__What is expected__
Copy exactly the lines from the start of the material through the line with "plt.rcParams['font.family'] = ['Open". Pictures stay out of the copy.

__Given records__
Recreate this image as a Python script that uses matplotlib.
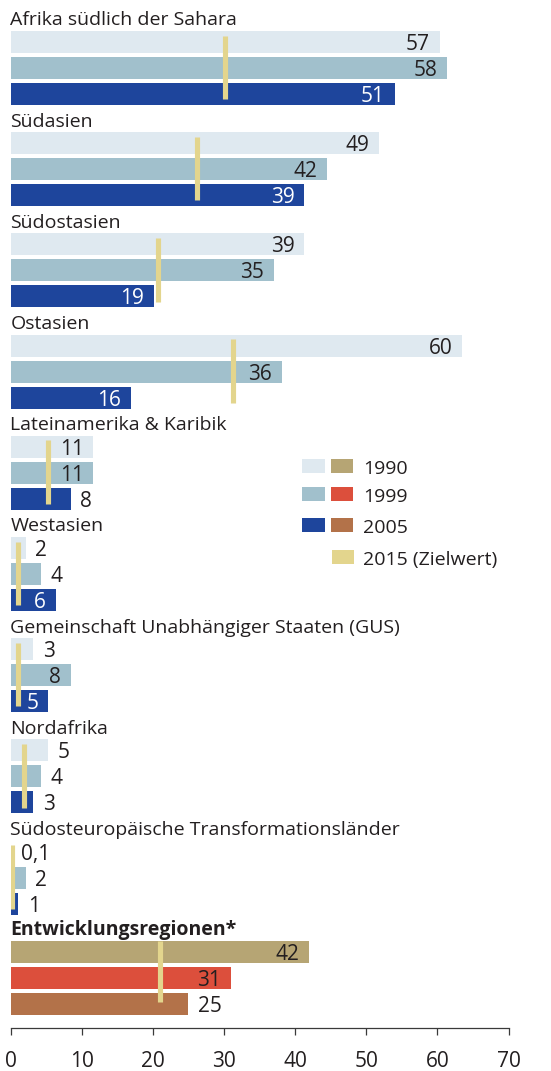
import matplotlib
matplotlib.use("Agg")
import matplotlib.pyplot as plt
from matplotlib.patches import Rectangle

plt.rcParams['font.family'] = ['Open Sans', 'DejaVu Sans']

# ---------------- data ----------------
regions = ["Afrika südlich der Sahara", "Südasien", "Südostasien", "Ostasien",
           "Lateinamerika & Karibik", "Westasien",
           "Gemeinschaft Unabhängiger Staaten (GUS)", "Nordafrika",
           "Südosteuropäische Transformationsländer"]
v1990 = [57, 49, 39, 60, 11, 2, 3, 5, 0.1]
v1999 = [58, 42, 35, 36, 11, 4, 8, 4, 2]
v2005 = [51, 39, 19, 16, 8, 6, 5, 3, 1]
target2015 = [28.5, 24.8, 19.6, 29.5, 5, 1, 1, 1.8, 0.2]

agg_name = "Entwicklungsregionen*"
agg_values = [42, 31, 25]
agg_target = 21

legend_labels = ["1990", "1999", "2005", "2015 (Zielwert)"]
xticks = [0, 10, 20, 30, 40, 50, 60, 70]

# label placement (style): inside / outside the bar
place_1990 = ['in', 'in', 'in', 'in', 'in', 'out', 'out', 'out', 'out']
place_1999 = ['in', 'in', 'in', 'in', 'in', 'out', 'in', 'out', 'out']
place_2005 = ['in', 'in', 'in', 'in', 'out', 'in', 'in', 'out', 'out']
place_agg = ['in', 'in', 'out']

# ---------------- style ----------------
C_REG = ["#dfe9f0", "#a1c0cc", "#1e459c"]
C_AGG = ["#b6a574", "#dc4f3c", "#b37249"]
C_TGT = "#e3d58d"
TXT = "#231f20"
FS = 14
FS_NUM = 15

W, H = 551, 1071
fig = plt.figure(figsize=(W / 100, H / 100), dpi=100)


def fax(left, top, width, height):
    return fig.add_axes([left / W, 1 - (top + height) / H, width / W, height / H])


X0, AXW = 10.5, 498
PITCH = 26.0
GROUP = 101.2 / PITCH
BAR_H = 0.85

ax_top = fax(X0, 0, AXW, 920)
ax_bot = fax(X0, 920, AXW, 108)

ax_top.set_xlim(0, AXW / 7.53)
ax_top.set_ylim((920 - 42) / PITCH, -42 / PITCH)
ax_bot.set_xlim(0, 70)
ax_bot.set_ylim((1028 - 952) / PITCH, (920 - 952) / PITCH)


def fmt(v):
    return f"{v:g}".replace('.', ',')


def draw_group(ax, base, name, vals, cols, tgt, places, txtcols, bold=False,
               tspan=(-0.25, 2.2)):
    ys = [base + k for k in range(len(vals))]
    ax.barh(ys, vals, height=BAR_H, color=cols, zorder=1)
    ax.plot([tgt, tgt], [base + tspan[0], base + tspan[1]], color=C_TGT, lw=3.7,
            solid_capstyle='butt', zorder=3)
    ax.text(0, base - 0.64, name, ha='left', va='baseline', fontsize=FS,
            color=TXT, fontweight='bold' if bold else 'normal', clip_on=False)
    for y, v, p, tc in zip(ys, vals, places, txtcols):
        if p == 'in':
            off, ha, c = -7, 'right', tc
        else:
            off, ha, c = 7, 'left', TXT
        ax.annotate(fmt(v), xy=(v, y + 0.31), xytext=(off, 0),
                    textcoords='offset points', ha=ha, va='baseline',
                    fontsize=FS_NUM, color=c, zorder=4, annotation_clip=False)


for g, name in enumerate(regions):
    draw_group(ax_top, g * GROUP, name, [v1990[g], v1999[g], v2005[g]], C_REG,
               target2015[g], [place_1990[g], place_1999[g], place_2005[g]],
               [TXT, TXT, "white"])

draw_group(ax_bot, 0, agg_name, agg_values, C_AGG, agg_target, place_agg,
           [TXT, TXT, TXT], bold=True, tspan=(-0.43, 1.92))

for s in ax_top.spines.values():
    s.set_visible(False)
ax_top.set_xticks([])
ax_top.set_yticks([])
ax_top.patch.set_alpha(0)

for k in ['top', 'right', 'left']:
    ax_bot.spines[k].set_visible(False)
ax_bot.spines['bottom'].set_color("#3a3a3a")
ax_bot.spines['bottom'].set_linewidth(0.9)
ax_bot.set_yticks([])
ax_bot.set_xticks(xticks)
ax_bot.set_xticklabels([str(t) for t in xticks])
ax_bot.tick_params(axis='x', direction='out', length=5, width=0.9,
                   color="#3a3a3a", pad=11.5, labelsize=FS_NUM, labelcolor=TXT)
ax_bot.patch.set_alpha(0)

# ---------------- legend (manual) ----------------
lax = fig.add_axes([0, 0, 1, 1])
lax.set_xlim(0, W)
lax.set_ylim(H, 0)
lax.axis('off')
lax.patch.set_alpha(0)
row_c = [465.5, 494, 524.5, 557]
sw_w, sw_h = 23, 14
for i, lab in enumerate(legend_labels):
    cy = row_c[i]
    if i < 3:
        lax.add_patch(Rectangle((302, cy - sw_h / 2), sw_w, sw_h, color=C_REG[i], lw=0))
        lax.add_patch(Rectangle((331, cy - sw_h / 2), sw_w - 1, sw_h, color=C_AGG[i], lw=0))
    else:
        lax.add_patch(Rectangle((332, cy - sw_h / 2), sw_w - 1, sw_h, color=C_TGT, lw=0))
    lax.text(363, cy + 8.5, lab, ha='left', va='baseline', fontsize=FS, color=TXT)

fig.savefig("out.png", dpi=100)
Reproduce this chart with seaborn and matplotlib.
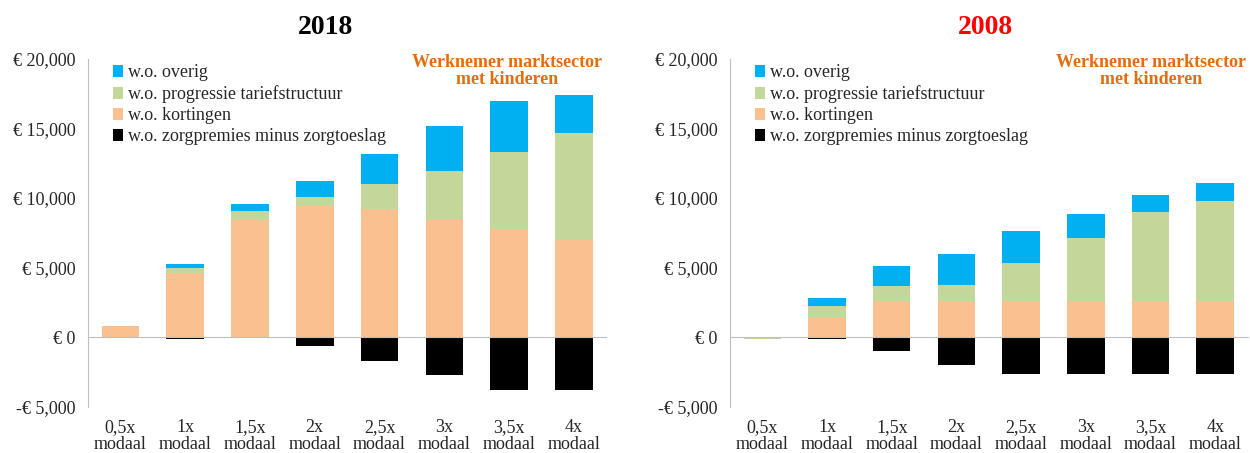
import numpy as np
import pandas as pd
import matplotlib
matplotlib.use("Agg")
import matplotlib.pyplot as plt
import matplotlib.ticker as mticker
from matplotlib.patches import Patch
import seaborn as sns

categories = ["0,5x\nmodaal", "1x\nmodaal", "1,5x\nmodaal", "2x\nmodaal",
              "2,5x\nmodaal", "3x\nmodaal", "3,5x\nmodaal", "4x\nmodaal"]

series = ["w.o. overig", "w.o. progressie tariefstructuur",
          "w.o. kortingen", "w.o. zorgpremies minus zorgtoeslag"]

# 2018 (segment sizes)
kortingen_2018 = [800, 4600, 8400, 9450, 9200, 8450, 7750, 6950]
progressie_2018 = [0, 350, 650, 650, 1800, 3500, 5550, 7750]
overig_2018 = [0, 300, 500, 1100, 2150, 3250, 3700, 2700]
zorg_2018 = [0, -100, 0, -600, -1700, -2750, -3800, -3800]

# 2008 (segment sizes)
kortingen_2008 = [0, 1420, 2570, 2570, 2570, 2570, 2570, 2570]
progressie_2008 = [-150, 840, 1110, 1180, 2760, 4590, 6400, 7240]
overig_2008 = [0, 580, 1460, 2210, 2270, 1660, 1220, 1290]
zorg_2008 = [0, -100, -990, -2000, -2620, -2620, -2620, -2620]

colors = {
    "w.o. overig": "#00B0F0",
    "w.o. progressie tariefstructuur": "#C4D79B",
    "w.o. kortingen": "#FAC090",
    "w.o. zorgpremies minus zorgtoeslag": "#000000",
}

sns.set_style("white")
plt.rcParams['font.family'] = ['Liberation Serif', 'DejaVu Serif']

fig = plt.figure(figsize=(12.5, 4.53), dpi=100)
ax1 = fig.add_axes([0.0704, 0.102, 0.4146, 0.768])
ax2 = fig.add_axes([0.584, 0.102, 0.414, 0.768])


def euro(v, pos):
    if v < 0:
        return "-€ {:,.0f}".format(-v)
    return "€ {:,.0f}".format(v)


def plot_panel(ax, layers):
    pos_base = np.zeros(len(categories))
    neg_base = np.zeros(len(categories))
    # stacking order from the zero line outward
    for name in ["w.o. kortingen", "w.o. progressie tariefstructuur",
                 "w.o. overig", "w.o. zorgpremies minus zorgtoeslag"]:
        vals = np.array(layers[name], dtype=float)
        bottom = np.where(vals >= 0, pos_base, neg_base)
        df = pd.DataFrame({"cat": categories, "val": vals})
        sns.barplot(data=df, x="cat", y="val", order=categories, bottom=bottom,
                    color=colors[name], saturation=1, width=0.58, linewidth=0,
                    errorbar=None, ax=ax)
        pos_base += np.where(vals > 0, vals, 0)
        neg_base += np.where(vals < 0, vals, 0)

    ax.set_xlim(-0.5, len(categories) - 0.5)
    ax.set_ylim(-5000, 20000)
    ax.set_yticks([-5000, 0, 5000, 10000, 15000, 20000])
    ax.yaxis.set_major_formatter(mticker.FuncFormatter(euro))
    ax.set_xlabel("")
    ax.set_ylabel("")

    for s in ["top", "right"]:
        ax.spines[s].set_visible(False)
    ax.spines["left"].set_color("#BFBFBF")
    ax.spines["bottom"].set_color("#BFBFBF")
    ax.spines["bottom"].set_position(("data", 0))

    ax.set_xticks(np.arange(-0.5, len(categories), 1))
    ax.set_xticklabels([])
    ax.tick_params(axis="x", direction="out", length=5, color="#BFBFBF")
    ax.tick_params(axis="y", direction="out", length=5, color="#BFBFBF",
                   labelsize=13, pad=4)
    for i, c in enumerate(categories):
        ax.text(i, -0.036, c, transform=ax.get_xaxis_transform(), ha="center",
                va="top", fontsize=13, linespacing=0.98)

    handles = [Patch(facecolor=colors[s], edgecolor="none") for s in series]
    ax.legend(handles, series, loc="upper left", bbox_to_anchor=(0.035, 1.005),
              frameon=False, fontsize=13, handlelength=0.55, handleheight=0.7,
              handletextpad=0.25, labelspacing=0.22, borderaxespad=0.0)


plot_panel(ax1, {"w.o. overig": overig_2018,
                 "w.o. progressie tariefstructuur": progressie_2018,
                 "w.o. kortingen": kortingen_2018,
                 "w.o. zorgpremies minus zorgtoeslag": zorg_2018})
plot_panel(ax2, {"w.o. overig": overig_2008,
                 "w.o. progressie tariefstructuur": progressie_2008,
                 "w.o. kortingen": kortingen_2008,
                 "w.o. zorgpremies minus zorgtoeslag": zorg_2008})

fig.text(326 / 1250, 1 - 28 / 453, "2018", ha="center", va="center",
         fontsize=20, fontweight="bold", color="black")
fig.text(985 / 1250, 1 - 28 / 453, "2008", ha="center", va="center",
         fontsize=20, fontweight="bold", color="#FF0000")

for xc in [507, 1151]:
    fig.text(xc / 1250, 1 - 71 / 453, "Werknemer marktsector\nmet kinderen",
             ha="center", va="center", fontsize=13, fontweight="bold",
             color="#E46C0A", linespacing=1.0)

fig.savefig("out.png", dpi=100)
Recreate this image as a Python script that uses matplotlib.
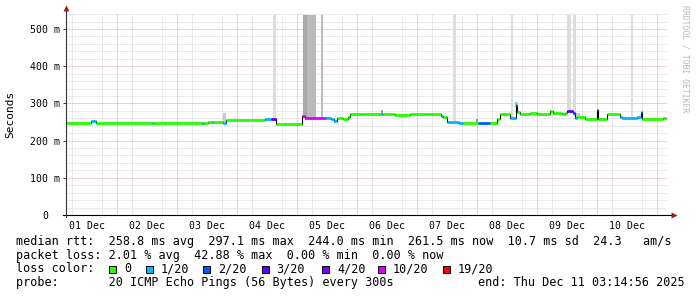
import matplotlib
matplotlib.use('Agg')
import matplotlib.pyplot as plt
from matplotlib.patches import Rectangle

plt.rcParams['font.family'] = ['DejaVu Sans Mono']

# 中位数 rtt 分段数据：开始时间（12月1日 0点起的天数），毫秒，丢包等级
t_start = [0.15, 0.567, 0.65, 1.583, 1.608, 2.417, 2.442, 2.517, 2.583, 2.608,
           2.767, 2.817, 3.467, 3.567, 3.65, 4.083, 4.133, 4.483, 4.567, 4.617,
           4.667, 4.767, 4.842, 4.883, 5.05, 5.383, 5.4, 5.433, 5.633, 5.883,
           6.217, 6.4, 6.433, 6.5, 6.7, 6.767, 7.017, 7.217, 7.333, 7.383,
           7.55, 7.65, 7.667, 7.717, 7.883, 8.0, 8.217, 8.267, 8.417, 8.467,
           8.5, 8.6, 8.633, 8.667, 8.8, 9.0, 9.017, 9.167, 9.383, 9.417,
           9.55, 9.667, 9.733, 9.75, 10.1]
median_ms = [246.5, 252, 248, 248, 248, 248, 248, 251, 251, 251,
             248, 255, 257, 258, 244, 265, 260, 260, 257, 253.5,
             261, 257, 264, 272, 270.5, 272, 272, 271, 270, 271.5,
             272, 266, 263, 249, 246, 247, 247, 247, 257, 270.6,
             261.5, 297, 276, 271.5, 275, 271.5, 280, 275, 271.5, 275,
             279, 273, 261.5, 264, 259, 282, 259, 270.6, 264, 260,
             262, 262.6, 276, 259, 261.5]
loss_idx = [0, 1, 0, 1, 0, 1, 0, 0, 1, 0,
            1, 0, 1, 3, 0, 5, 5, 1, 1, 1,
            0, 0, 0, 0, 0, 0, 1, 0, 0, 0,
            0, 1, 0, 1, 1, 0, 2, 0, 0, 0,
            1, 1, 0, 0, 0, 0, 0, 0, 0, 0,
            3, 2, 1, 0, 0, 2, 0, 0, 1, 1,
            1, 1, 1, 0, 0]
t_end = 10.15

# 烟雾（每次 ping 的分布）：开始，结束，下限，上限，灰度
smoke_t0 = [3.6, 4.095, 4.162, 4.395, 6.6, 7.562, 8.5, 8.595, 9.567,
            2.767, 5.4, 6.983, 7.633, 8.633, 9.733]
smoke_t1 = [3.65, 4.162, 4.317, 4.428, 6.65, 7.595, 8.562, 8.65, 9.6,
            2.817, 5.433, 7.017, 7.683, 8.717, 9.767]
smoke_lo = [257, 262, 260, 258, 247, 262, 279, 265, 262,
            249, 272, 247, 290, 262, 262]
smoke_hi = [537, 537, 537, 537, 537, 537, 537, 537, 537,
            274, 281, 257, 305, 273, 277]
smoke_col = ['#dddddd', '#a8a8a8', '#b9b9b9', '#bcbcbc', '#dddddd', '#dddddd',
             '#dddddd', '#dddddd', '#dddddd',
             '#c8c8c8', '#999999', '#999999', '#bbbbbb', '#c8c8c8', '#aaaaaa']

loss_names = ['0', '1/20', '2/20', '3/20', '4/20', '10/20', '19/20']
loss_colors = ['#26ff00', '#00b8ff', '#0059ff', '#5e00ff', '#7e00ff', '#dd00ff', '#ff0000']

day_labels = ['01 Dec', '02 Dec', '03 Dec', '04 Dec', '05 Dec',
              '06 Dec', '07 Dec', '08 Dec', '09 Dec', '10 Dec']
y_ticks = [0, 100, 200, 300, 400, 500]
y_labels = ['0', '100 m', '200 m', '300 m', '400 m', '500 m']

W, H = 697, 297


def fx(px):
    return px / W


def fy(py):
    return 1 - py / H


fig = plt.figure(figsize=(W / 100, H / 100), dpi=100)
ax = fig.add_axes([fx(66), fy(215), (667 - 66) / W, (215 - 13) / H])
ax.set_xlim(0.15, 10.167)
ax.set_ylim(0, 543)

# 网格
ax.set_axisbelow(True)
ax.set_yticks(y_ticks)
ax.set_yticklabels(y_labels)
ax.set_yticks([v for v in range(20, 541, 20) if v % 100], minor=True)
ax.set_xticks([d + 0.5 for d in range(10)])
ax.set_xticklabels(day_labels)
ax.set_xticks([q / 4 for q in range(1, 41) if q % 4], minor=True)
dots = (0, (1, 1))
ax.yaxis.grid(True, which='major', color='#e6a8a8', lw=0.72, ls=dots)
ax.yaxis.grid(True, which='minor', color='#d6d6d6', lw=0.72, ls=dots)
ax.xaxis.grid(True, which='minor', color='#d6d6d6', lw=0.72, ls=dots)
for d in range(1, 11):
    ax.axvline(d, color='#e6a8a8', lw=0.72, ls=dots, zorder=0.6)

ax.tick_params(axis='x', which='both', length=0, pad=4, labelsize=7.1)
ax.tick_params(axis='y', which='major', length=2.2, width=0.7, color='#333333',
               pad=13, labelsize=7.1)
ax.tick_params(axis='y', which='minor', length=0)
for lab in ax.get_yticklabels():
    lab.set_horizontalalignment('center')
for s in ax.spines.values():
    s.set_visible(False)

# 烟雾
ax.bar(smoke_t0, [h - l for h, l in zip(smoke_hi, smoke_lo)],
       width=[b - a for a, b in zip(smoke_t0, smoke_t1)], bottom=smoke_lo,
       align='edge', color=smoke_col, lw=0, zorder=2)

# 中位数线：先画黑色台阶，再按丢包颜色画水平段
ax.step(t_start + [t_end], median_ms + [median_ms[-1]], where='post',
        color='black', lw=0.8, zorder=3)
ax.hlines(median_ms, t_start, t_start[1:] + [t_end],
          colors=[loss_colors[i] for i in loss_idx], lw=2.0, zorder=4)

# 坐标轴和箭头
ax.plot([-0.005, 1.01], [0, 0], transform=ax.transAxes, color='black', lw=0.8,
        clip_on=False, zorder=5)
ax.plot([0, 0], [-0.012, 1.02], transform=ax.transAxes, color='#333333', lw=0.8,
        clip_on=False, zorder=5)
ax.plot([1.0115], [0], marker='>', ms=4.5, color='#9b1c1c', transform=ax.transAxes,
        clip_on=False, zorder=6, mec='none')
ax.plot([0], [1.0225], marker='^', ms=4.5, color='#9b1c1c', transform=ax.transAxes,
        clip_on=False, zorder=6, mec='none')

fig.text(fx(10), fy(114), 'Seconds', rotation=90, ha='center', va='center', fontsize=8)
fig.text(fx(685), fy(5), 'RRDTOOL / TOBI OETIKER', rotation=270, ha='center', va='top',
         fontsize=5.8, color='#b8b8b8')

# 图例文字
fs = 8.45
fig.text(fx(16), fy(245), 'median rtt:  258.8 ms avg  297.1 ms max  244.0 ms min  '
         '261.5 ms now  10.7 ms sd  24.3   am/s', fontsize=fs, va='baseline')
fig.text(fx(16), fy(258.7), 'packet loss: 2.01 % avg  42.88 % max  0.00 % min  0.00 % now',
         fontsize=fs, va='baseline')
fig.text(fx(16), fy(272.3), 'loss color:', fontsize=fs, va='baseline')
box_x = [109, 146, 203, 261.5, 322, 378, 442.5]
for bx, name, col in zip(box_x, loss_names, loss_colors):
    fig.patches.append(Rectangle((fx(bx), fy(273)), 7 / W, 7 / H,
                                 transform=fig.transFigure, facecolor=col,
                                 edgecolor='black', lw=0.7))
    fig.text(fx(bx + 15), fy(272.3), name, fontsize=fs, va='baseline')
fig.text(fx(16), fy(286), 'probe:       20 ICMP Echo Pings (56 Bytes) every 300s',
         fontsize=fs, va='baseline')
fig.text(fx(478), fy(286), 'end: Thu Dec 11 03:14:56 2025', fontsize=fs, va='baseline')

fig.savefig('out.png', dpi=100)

__Result for this exercise__
Recreate this image as a Python script that uses matplotlib.
import matplotlib
matplotlib.use("Agg")
import matplotlib.pyplot as plt
from matplotlib.patches import Rectangle

plt.rcParams['font.family'] = ['Open Sans', 'DejaVu Sans']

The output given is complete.